Do they need to be there? Do these computers still existing operate? Do we actually need data?
The process of automation is a perfect opportunity to standardise processes, housekeeping and clarifying what was an open loop for way too long.
On one hand, we get a clear picture, on the other, the person performing checks has one less thing to remember while going through checks and/or reports. It’s simply a win/win situation.
Step six: Testing
Testing should be really done on every step of development, but here I’d like to stress something different.
When we have a ready product, and are ready to go live, it’s worth to carry on doing manual work and comparing it against the result of the automation. The goal is here to get same results as per manual task. E.g. if there were five missed backups and seven failed reported manually, then the automation should return exactly same results.

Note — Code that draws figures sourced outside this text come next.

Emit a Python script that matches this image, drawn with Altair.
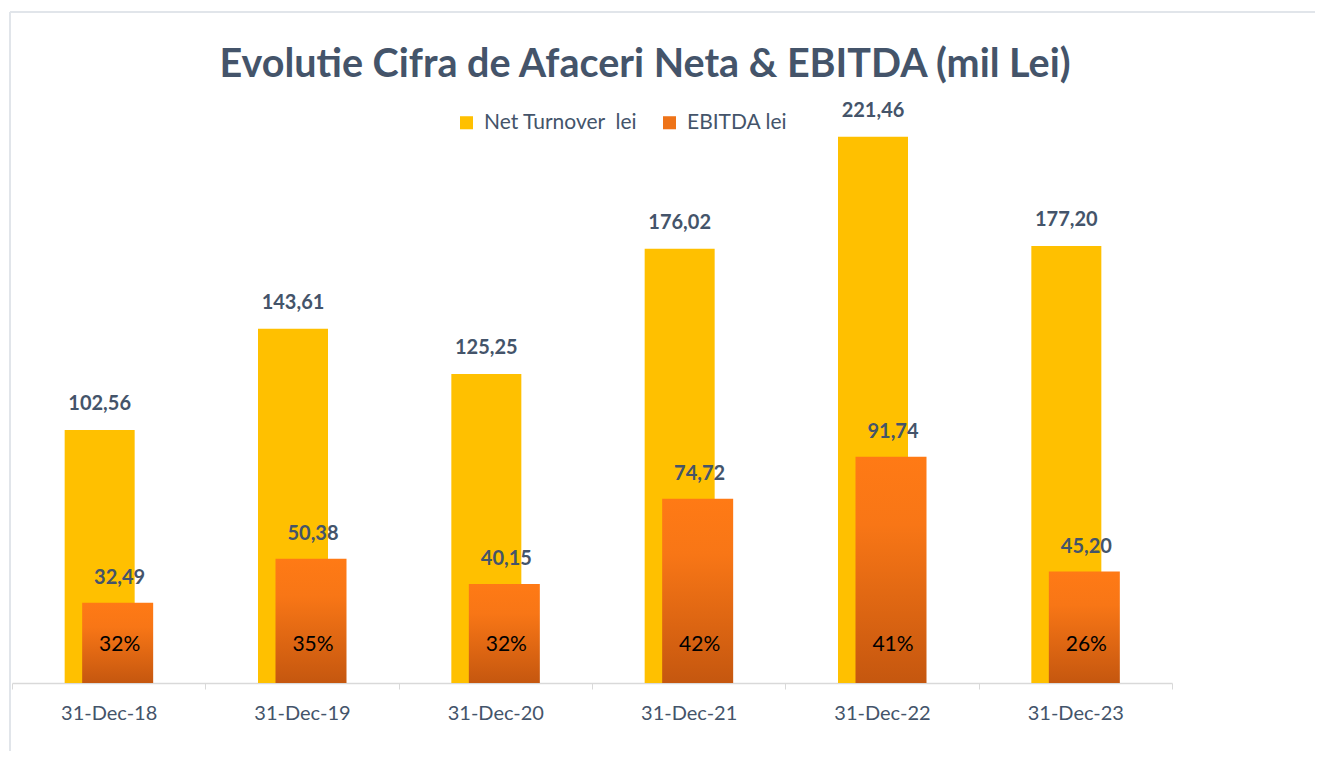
import altair as alt
import pandas as pd

dates = ["31-Dec-18", "31-Dec-19", "31-Dec-20", "31-Dec-21", "31-Dec-22", "31-Dec-23"]
turnover = [102.56, 143.61, 125.25, 176.02, 221.46, 177.20]
ebitda = [32.49, 50.38, 40.15, 74.72, 91.74, 45.20]

TITLE = "Evolutie Cifra de Afaceri Neta & EBITDA (mil Lei)"
LEG_T = "Net Turnover\u00a0\u00a0lei"
LEG_E = "EBITDA lei"

df = pd.DataFrame({
    "date": dates,
    "turnover": turnover,
    "ebitda": ebitda,
})
df["t_lbl"] = [f"{v:.2f}".replace(".", ",") for v in turnover]
df["e_lbl"] = [f"{v:.2f}".replace(".", ",") for v in ebitda]
df["pct"] = [f"{round(e / t * 100)}%" for e, t in zip(ebitda, turnover)]
df["zero"] = 0

FONT = "Lato"
TXT = "#44546A"
W, H = 1160, 592

x = alt.X("date:N", sort=dates, title=None,
          scale=alt.Scale(paddingInner=0, paddingOuter=0),
          axis=alt.Axis(labelAngle=0, labelFontSize=20, labelColor=TXT, labelFont=FONT,
                        domainColor="#D9D9D9", tickColor="#D9D9D9", tickSize=6,
                        tickBand="extent", labelPadding=14, domainWidth=1.5))
yscale = alt.Scale(domain=[0, 240], nice=False)
y_t = alt.Y("turnover:Q", scale=yscale, axis=None)
y_e = alt.Y("ebitda:Q", scale=yscale, axis=None)

base = alt.Chart(df)
one = alt.Data(values=[{"a": 1}])

frame_top = alt.Chart(one).mark_rule(color="#E1E5EA", strokeWidth=2).encode(
    x=alt.value(-2), x2=alt.value(1303), y=alt.value(-79))
frame_left = alt.Chart(one).mark_rule(color="#E1E5EA", strokeWidth=2).encode(
    x=alt.value(-2), y=alt.value(-79), y2=alt.value(680))
title = alt.Chart(one).mark_text(fontSize=39.5, fontWeight="bold", font=FONT, color=TXT,
                                 align="center", baseline="middle").encode(
    x=alt.value(633), y=alt.value(-26), text=alt.value(TITLE))

t_bars = base.mark_bar(width=70, xOffset=-9).encode(
    x=x, y=y_t,
    color=alt.Color("leg:N", scale=alt.Scale(domain=[LEG_T, LEG_E], range=["#FFC000", "#EE7318"]),
                    legend=alt.Legend(title=None, orient="none", legendX=444, legendY=21,
                                      direction="horizontal", symbolType="square", symbolSize=170,
                                      symbolStrokeWidth=0, labelFontSize=21, labelColor=TXT,
                                      labelFont=FONT, columnPadding=21, labelOffset=7,
                                      labelLimit=300))
).transform_calculate(leg=f"'{LEG_T}'")

grad = alt.LinearGradient(
    gradient="linear",
    stops=[alt.GradientStop(color="#FF7A15", offset=0),
           alt.GradientStop(color="#F87616", offset=0.3),
           alt.GradientStop(color="#C5570F", offset=1)],
    x1=0, x2=0, y1=0, y2=1)
e_bars = base.mark_bar(width=71, xOffset=9, color=grad).encode(x=x, y=y_e)

t_lbl = base.mark_text(xOffset=-9, dy=-26, fontSize=20, fontWeight="bold", color=TXT, font=FONT).encode(
    x=x, y=y_t, text="t_lbl:N")
e_lbl = base.mark_text(xOffset=11, dy=-25, fontSize=20, fontWeight="bold", color=TXT, font=FONT).encode(
    x=x, y=y_e, text="e_lbl:N")
p_lbl = base.mark_text(xOffset=11, dy=-38, fontSize=21, color="#000000", font=FONT).encode(
    x=x, y=alt.Y("zero:Q", scale=yscale, axis=None), text="pct:N")

chart = alt.layer(frame_top, frame_left, title, t_bars, e_bars, t_lbl, e_lbl, p_lbl).properties(
    width=W, height=H,
    background="white",
    autosize=alt.AutoSizeParams(type="none"),
    padding={"left": 4, "top": 83, "right": 147, "bottom": 68},
).configure_view(strokeWidth=0, stroke="transparent")

chart.save("out.html", embed_options={"renderer": "svg", "actions": False})
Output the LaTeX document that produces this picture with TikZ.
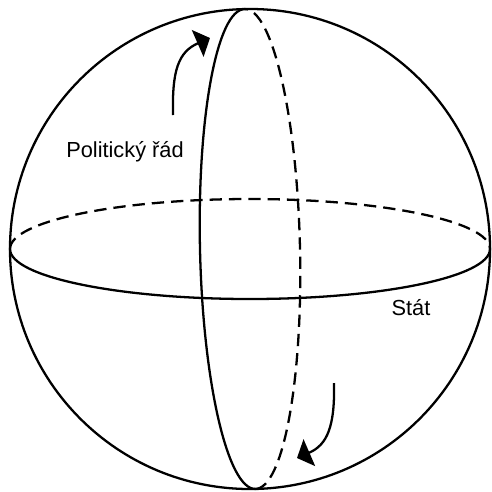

There’s really no point into automating anything if we can’t trust its work, and the best way to enhance trust is to prove it side by side.
It might be worth setting a goal upfront that if e.g. if for two weeks all automated tests will cover results of manual tests, then we will stop doing manual checks. If the testing would fail at any moment, it must be pushed backed, reviewed, fixed and the testing cycle starts again.
Step seven: Go live
At this point, when the automation has been proved and has been working as expected, there’s really not much more to do than put in production. We can communicate and confirm the system is live and no manual checks are longer needed.
It might be worth to e.g. initially for the first month perform manual check once a week, thereafter less frequently.
I’ve been using the above seven steps and found it to be useful. On one hand we gain insights and understanding of how the process of question is working – it alone can lead to improvement. From this point, it’s very easy to document the process. And automating something that is well documented is a pure joy.
I hope you’ll find it useful, and looking forward for your thoughts.